Start of GIVEN DATA

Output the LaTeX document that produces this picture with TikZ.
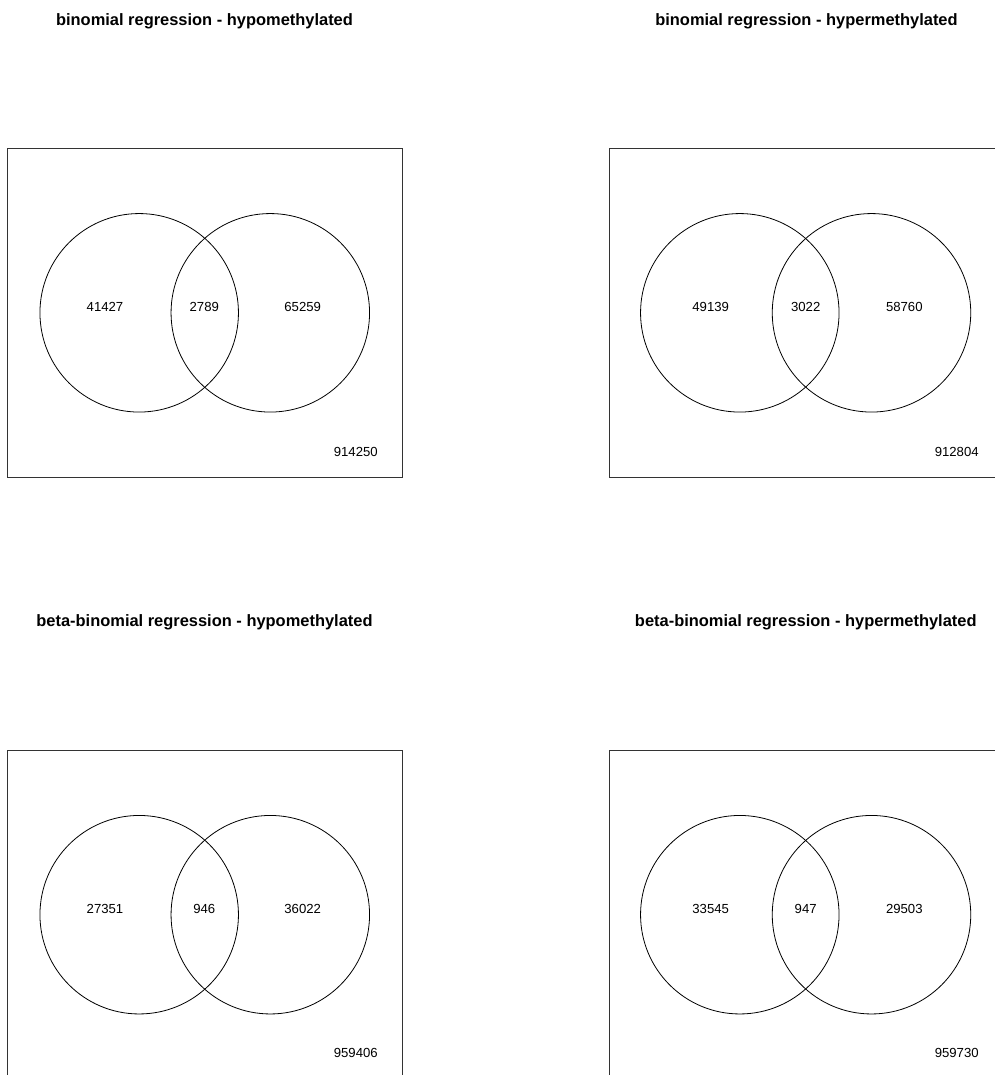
\documentclass[tikz,border=0pt]{standalone}
\usepackage{fontspec}
\setmainfont{Liberation Sans}
\begin{document}
\begin{tikzpicture}[x=1bp,y=-1bp,
  ttl/.style={font=\fontsize{16.5}{18}\selectfont\bfseries, inner sep=0pt},
  num/.style={font=\fontsize{13.2}{15}\selectfont, inner sep=0pt},
  frame/.style={draw=black!80, line width=0.8bp},
  setc/.style={circle, draw=black, line width=0.8bp, minimum size=198.5bp, inner sep=0pt}]
\useasboundingbox (0,0) rectangle (995,1075);
\clip (0,0) rectangle (995,1075);
\fill[white] (0,0) rectangle (995,1075);
% ---- panel 1
\node[ttl] (t1) at (204.5,21) {binomial regression - hypomethylated};
\node[frame, minimum width=395bp, minimum height=329.4bp, inner sep=0pt] (b1) at (204.8,313) {};
\node[setc] (a1) at (139.2,312.8) {};
\node[setc] (c1) at (270.3,312.8) {};
\node[num] (n1a) at (105,306.7) {41427};
\node[num] (n1b) at (204.3,306.7) {2789};
\node[num] (n1c) at (302.7,306.7) {65259};
\node[num] (n1d) at (355.8,451.7) {914250};
% ---- panel 2
\node[ttl] (t2) at (806.5,21) {binomial regression - hypermethylated};
\node[frame, minimum width=395bp, minimum height=329.4bp, inner sep=0pt] (b2) at (806.5,313) {};
\node[setc] (a2) at (739.8,312.8) {};
\node[setc] (c2) at (871.5,312.8) {};
\node[num] (n2a) at (710.7,306.7) {49139};
\node[num] (n2b) at (805.7,306.7) {3022};
\node[num] (n2c) at (904.3,306.7) {58760};
\node[num] (n2d) at (956.7,451.7) {912804};
% ---- panel 3
\node[ttl] (t3) at (204.5,622.7) {beta-binomial regression - hypomethylated};
\node[frame, minimum width=395bp, minimum height=329.4bp, inner sep=0pt] (b3) at (204.8,915.4) {};
\node[setc] (a3) at (139.2,914.7) {};
\node[setc] (c3) at (270.3,914.7) {};
\node[num] (n3a) at (105,909) {27351};
\node[num] (n3b) at (204.3,909) {946};
\node[num] (n3c) at (302.7,909) {36022};
\node[num] (n3d) at (355.8,1053.3) {959406};
% ---- panel 4
\node[ttl] (t4) at (805.8,622.7) {beta-binomial regression - hypermethylated};
\node[frame, minimum width=395bp, minimum height=329.4bp, inner sep=0pt] (b4) at (806.5,915.4) {};
\node[setc] (a4) at (739.8,914.7) {};
\node[setc] (c4) at (871.5,914.7) {};
\node[num] (n4a) at (710.7,909) {33545};
\node[num] (n4b) at (805.7,909) {947};
\node[num] (n4c) at (904.3,909) {29503};
\node[num] (n4d) at (956.7,1053.3) {959730};
\end{tikzpicture}
\end{document}
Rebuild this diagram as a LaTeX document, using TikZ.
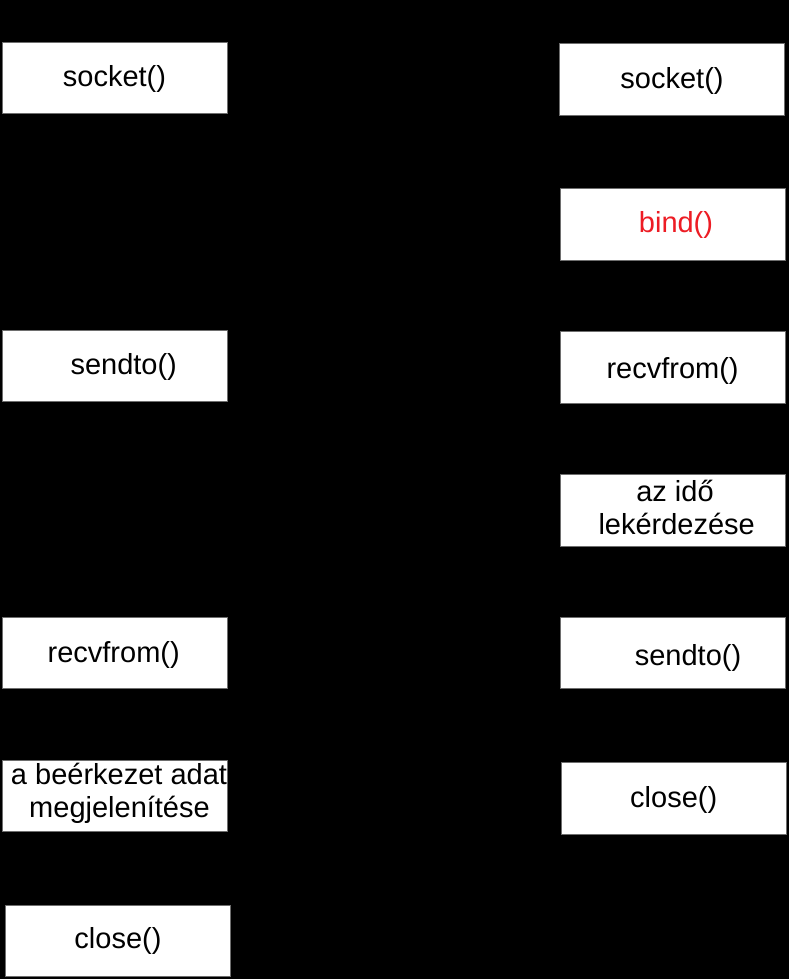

End of GIVEN DATA

Go back to the records above and write them out exactly, without the pictures.

◆ CORRECT ANSWER ◆
Output the LaTeX document that produces this picture with TikZ.
\documentclass[tikz,border=0pt]{standalone}
\usepackage{fontspec}
\setmainfont{Liberation Sans}
\begin{document}
\begin{tikzpicture}[x=1bp,y=-1bp,
  ttl/.style={font=\fontsize{16.5}{18}\selectfont\bfseries, inner sep=0pt},
  num/.style={font=\fontsize{13.2}{15}\selectfont, inner sep=0pt},
  frame/.style={draw=black!80, line width=0.8bp},
  setc/.style={circle, draw=black, line width=0.8bp, minimum size=198.5bp, inner sep=0pt}]
\useasboundingbox (0,0) rectangle (995,1075);
\clip (0,0) rectangle (995,1075);
\fill[white] (0,0) rectangle (995,1075);
% ---- panel 1
\node[ttl] (t1) at (204.5,21) {binomial regression - hypomethylated};
\node[frame, minimum width=395bp, minimum height=329.4bp, inner sep=0pt] (b1) at (204.8,313) {};
\node[setc] (a1) at (139.2,312.8) {};
\node[setc] (c1) at (270.3,312.8) {};
\node[num] (n1a) at (105,306.7) {41427};
\node[num] (n1b) at (204.3,306.7) {2789};
\node[num] (n1c) at (302.7,306.7) {65259};
\node[num] (n1d) at (355.8,451.7) {914250};
% ---- panel 2
\node[ttl] (t2) at (806.5,21) {binomial regression - hypermethylated};
\node[frame, minimum width=395bp, minimum height=329.4bp, inner sep=0pt] (b2) at (806.5,313) {};
\node[setc] (a2) at (739.8,312.8) {};
\node[setc] (c2) at (871.5,312.8) {};
\node[num] (n2a) at (710.7,306.7) {49139};
\node[num] (n2b) at (805.7,306.7) {3022};
\node[num] (n2c) at (904.3,306.7) {58760};
\node[num] (n2d) at (956.7,451.7) {912804};
% ---- panel 3
\node[ttl] (t3) at (204.5,622.7) {beta-binomial regression - hypomethylated};
\node[frame, minimum width=395bp, minimum height=329.4bp, inner sep=0pt] (b3) at (204.8,915.4) {};
\node[setc] (a3) at (139.2,914.7) {};
\node[setc] (c3) at (270.3,914.7) {};
\node[num] (n3a) at (105,909) {27351};
\node[num] (n3b) at (204.3,909) {946};
\node[num] (n3c) at (302.7,909) {36022};
\node[num] (n3d) at (355.8,1053.3) {959406};
% ---- panel 4
\node[ttl] (t4) at (805.8,622.7) {beta-binomial regression - hypermethylated};
\node[frame, minimum width=395bp, minimum height=329.4bp, inner sep=0pt] (b4) at (806.5,915.4) {};
\node[setc] (a4) at (739.8,914.7) {};
\node[setc] (c4) at (871.5,914.7) {};
\node[num] (n4a) at (710.7,909) {33545};
\node[num] (n4b) at (805.7,909) {947};
\node[num] (n4c) at (904.3,909) {29503};
\node[num] (n4d) at (956.7,1053.3) {959730};
\end{tikzpicture}
\end{document}
Rebuild this diagram as a LaTeX document, using TikZ.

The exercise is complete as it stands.